SET PROBLEM: Repeat the listing word for word. No pictures belong in the copy.

(Stored items from a collection)

begin

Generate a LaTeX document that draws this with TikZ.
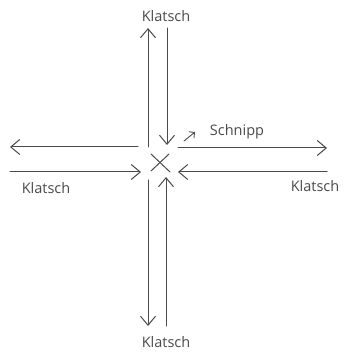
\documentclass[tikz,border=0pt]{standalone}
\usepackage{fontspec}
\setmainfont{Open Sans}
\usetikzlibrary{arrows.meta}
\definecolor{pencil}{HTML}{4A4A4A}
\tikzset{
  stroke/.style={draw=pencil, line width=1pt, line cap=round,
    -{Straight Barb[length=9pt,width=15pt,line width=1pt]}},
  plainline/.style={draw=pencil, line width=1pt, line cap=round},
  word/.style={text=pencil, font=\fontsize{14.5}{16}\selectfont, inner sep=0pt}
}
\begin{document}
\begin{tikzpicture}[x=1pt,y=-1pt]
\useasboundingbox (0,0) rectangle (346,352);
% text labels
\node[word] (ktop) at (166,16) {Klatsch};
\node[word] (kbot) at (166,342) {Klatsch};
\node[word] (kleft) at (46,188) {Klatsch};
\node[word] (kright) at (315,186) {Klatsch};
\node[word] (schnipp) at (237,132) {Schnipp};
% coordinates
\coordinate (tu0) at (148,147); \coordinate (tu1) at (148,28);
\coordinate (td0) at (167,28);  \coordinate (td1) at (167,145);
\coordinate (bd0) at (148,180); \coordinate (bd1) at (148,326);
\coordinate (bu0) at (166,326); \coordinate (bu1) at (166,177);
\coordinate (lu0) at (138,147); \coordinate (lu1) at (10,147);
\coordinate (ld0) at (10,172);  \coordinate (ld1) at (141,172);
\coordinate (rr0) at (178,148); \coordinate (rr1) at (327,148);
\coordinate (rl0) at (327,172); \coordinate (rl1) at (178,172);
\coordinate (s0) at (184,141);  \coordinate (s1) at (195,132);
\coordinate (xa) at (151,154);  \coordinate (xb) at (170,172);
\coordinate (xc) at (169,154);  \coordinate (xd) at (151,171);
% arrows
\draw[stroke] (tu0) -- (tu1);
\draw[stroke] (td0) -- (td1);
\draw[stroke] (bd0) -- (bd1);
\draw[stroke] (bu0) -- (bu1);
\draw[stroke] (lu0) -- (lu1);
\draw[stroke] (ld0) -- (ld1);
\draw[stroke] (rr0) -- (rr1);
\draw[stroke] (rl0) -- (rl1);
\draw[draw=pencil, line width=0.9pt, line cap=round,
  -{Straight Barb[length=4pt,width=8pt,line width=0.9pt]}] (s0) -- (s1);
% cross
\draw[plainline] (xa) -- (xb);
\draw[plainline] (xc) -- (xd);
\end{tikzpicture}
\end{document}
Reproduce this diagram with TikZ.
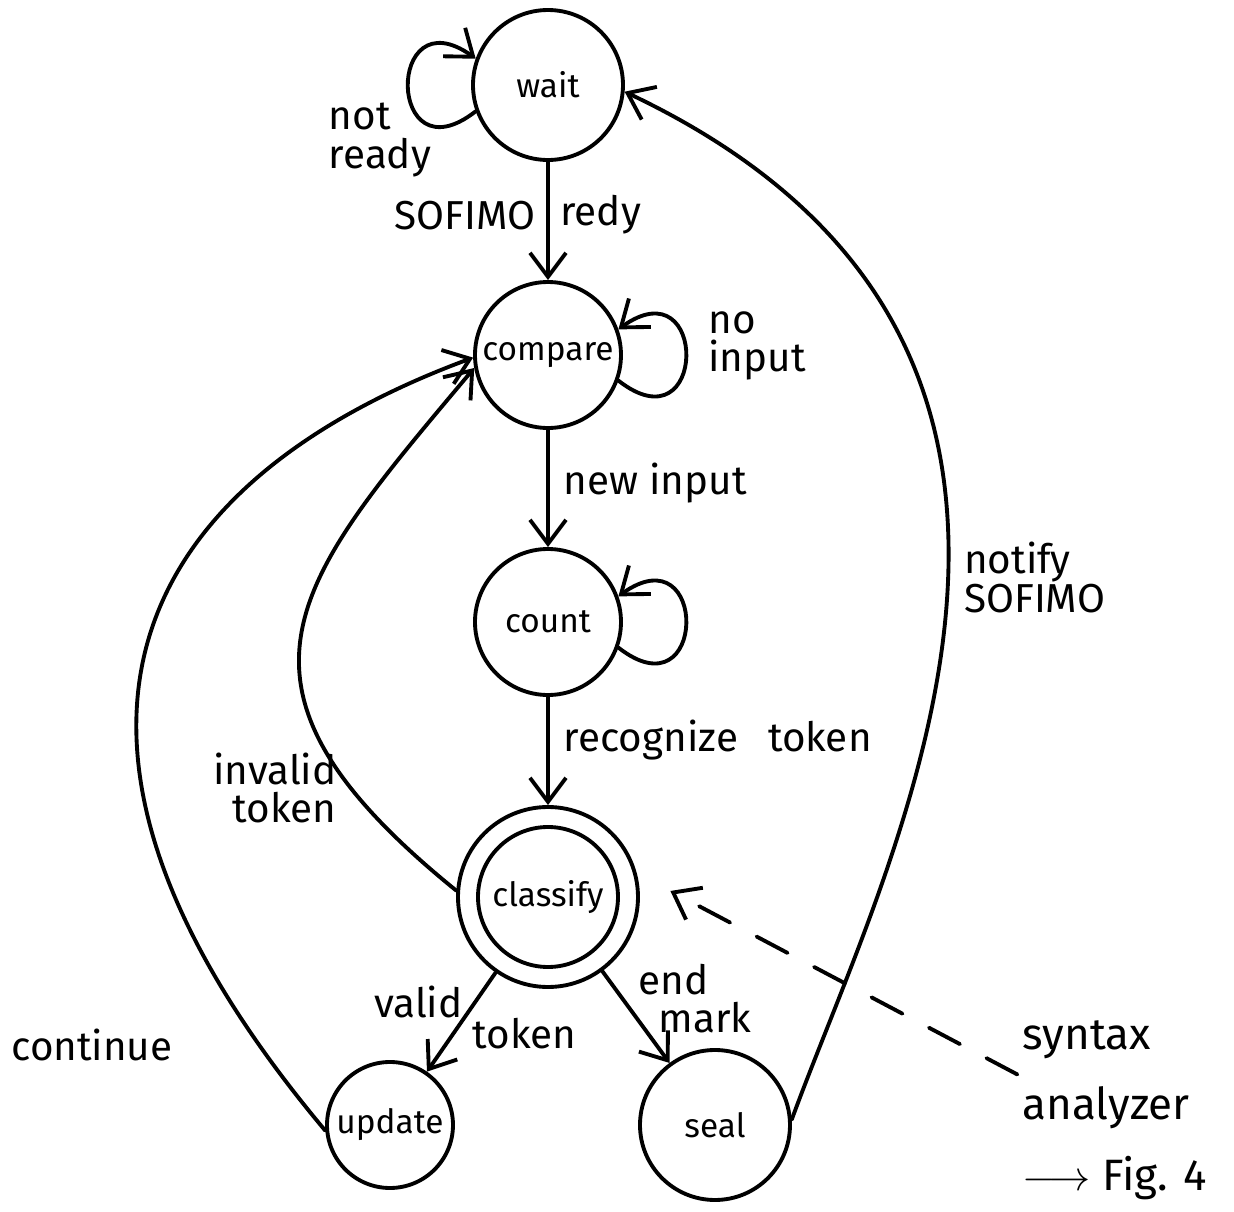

end

SOLUTION FOR THIS EXERCISE:
Generate a LaTeX document that draws this with TikZ.
\documentclass[tikz,border=0pt]{standalone}
\usepackage{fontspec}
\setmainfont{Open Sans}
\usetikzlibrary{arrows.meta}
\definecolor{pencil}{HTML}{4A4A4A}
\tikzset{
  stroke/.style={draw=pencil, line width=1pt, line cap=round,
    -{Straight Barb[length=9pt,width=15pt,line width=1pt]}},
  plainline/.style={draw=pencil, line width=1pt, line cap=round},
  word/.style={text=pencil, font=\fontsize{14.5}{16}\selectfont, inner sep=0pt}
}
\begin{document}
\begin{tikzpicture}[x=1pt,y=-1pt]
\useasboundingbox (0,0) rectangle (346,352);
% text labels
\node[word] (ktop) at (166,16) {Klatsch};
\node[word] (kbot) at (166,342) {Klatsch};
\node[word] (kleft) at (46,188) {Klatsch};
\node[word] (kright) at (315,186) {Klatsch};
\node[word] (schnipp) at (237,132) {Schnipp};
% coordinates
\coordinate (tu0) at (148,147); \coordinate (tu1) at (148,28);
\coordinate (td0) at (167,28);  \coordinate (td1) at (167,145);
\coordinate (bd0) at (148,180); \coordinate (bd1) at (148,326);
\coordinate (bu0) at (166,326); \coordinate (bu1) at (166,177);
\coordinate (lu0) at (138,147); \coordinate (lu1) at (10,147);
\coordinate (ld0) at (10,172);  \coordinate (ld1) at (141,172);
\coordinate (rr0) at (178,148); \coordinate (rr1) at (327,148);
\coordinate (rl0) at (327,172); \coordinate (rl1) at (178,172);
\coordinate (s0) at (184,141);  \coordinate (s1) at (195,132);
\coordinate (xa) at (151,154);  \coordinate (xb) at (170,172);
\coordinate (xc) at (169,154);  \coordinate (xd) at (151,171);
% arrows
\draw[stroke] (tu0) -- (tu1);
\draw[stroke] (td0) -- (td1);
\draw[stroke] (bd0) -- (bd1);
\draw[stroke] (bu0) -- (bu1);
\draw[stroke] (lu0) -- (lu1);
\draw[stroke] (ld0) -- (ld1);
\draw[stroke] (rr0) -- (rr1);
\draw[stroke] (rl0) -- (rl1);
\draw[draw=pencil, line width=0.9pt, line cap=round,
  -{Straight Barb[length=4pt,width=8pt,line width=0.9pt]}] (s0) -- (s1);
% cross
\draw[plainline] (xa) -- (xb);
\draw[plainline] (xc) -- (xd);
\end{tikzpicture}
\end{document}
Reproduce this diagram with TikZ.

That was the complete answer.